Questionado pelo SOL sobre eventuais efeitos no clima a longo prazo, Filipe Duarte Santos desvaloriza. «Isso é uma coisa que se debate muito e provavelmente tem algumas implicações, mas eu não diria que são implicações muito fortes». O especialista em alterações climáticas evoca o exemplo da Amazónia para explicar. «Se pensarmos nas queimadas da Amazónia, em que há anos em que a área ardida é gigantesca, isso conjugado com a desflorestação pode ter consequências sobre o ciclo da água e sobre a precipitação». Por si só, nem tanto. Ainda assim, dados preliminares da Agência Portuguesa do Ambiente indicam que as emissões de dióxido de carbono terão disparado com os fogos dos últimos dias.

 

Portugal, a exceção à regra europeia

Para a reforma em curso, Filipe Duarte Santos deixa um alerta. «Somos o único país do sul da Europa em que a área florestal tem vindo a diminuir», nota o investigador. Entre 1990 e 2015, a área florestal em Portugal sofreu uma redução de 7,39% – em 1990 havia 3,4 milhões de hectares de floresta e em 2015 a área florestal portuguesa correspondia a 3,1 milhões. Nestes mesmos 25 anos, segundo avança o investigador ao SOL, a área florestal espanhola aumentou 33,37%, a francesa cresceu 17,68%, a italiana aumentou 22,44% e a grega registou um acréscimo de 18,31%.
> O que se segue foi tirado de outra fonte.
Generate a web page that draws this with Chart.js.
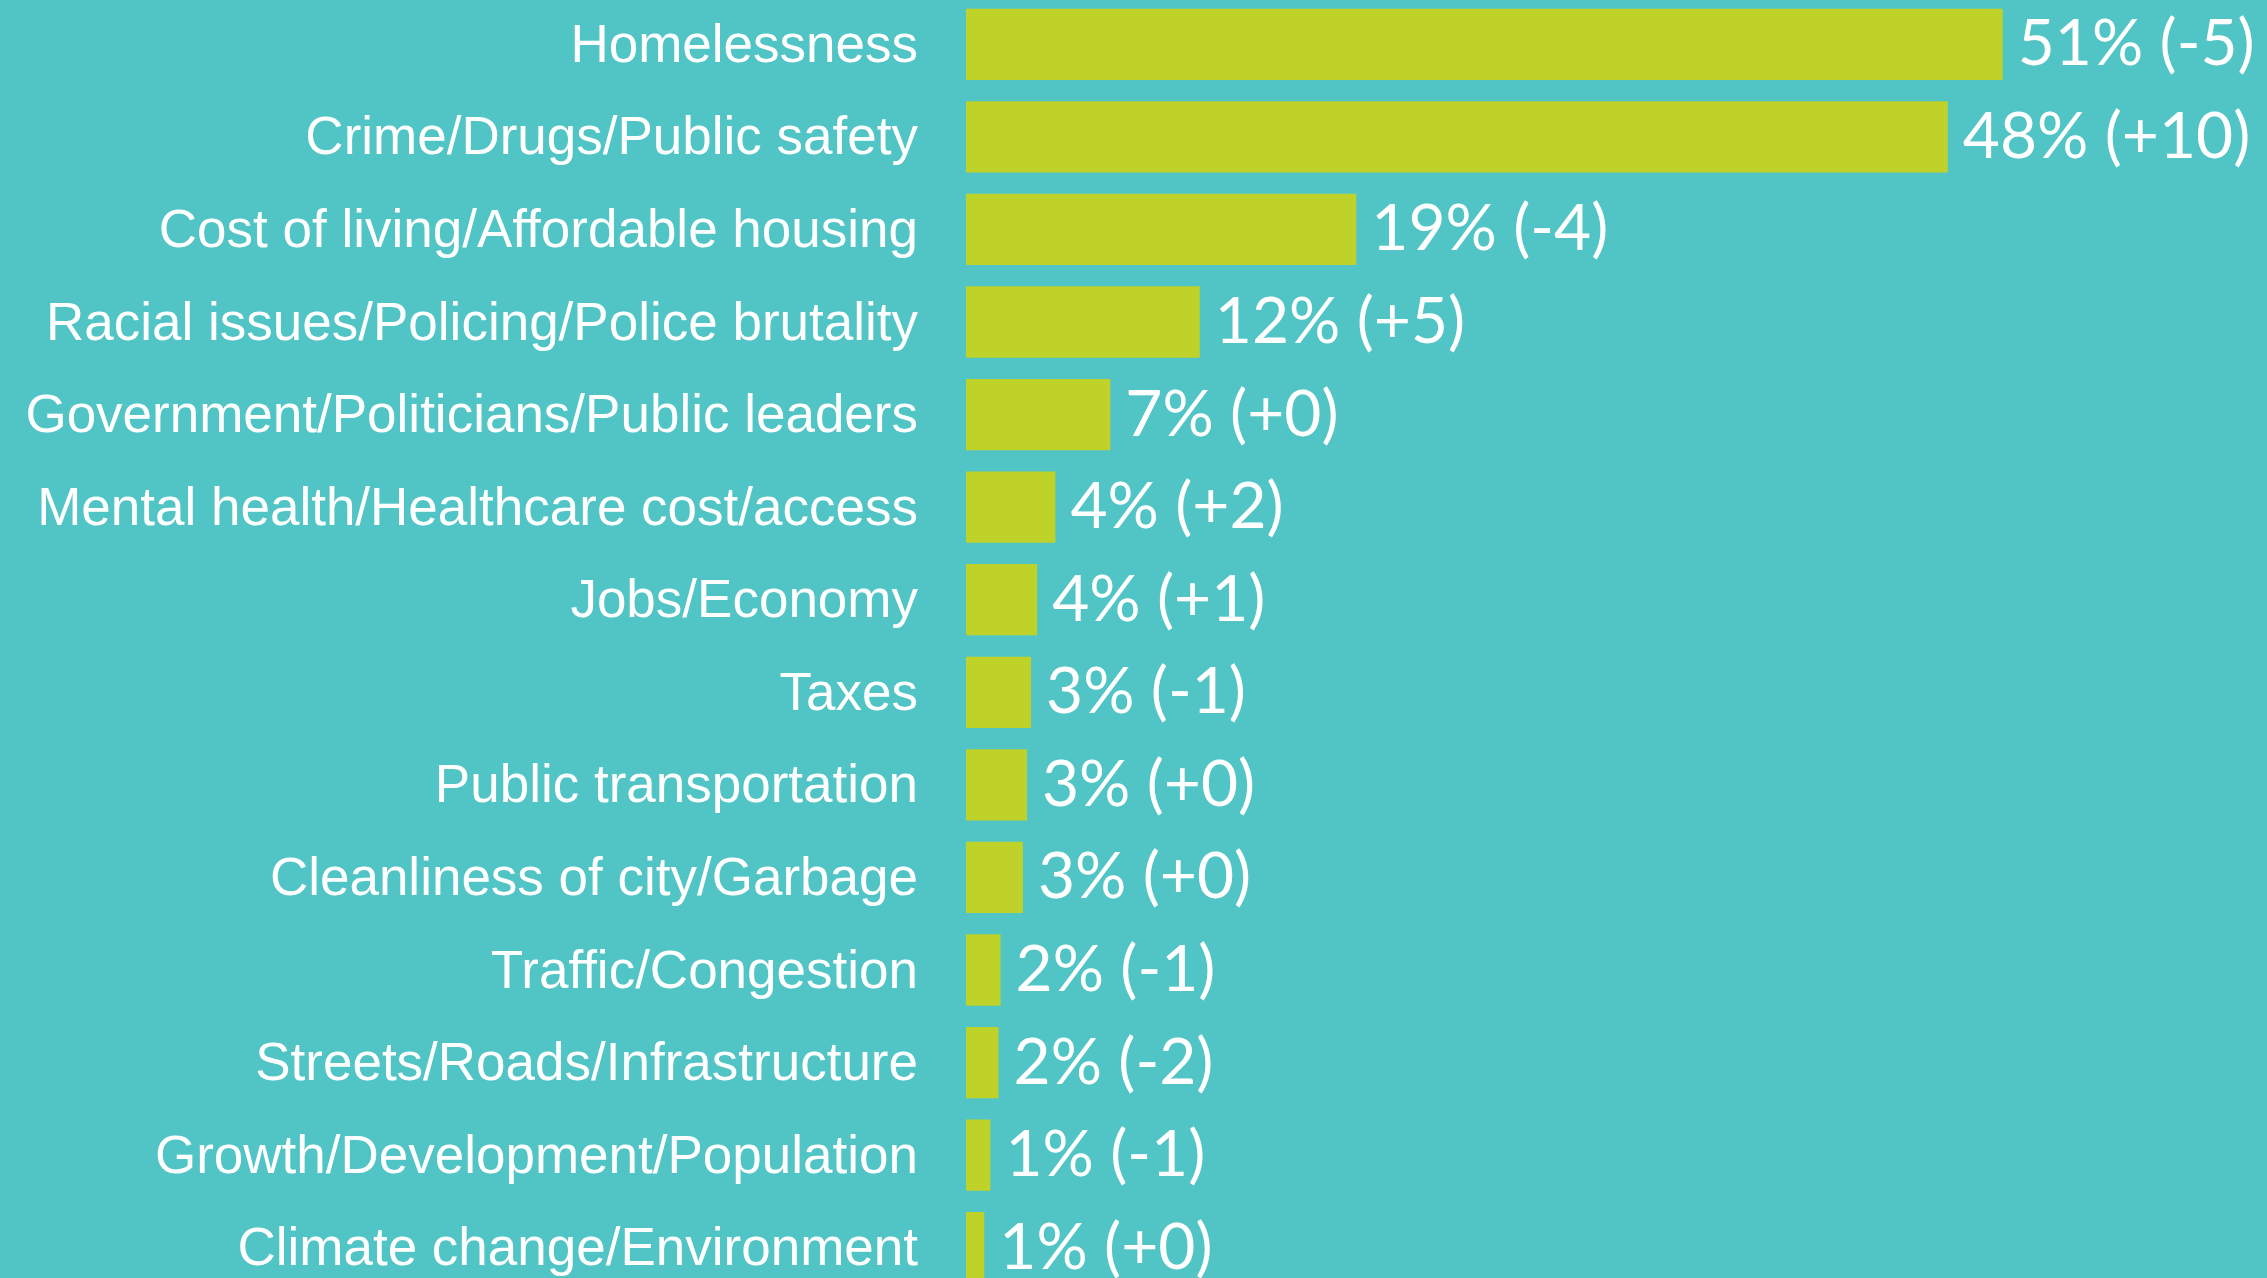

Como se explica, então, a diferença entre esse países e Portugal? Ora, «essa é a pergunta que vale milhões», responde Filipe Duarte Santos. O investigador fala em políticas falhadas e noutras razões diversas. «Aquilo em que penso que há algum consenso no país é que se deve a razões estruturais».

O investigador explica que, no passado, havia uma ligação estreita entre a agricultura e a floresta. Entretanto, porém, o interior do país desertificou-se. «A agricultura passou a ter uma expressão muito mais fraca, e portanto essa ligação entre as pessoas, a agricultura e a floresta desapareceu. A floresta por si só tem um valor económico muito baixo. Os outros países têm sido muito mais bem sucedidos em procurar promover o associativismo de modo a viabilizar economicamente a floresta», conclui. E Portugal pode aprender muito com eles.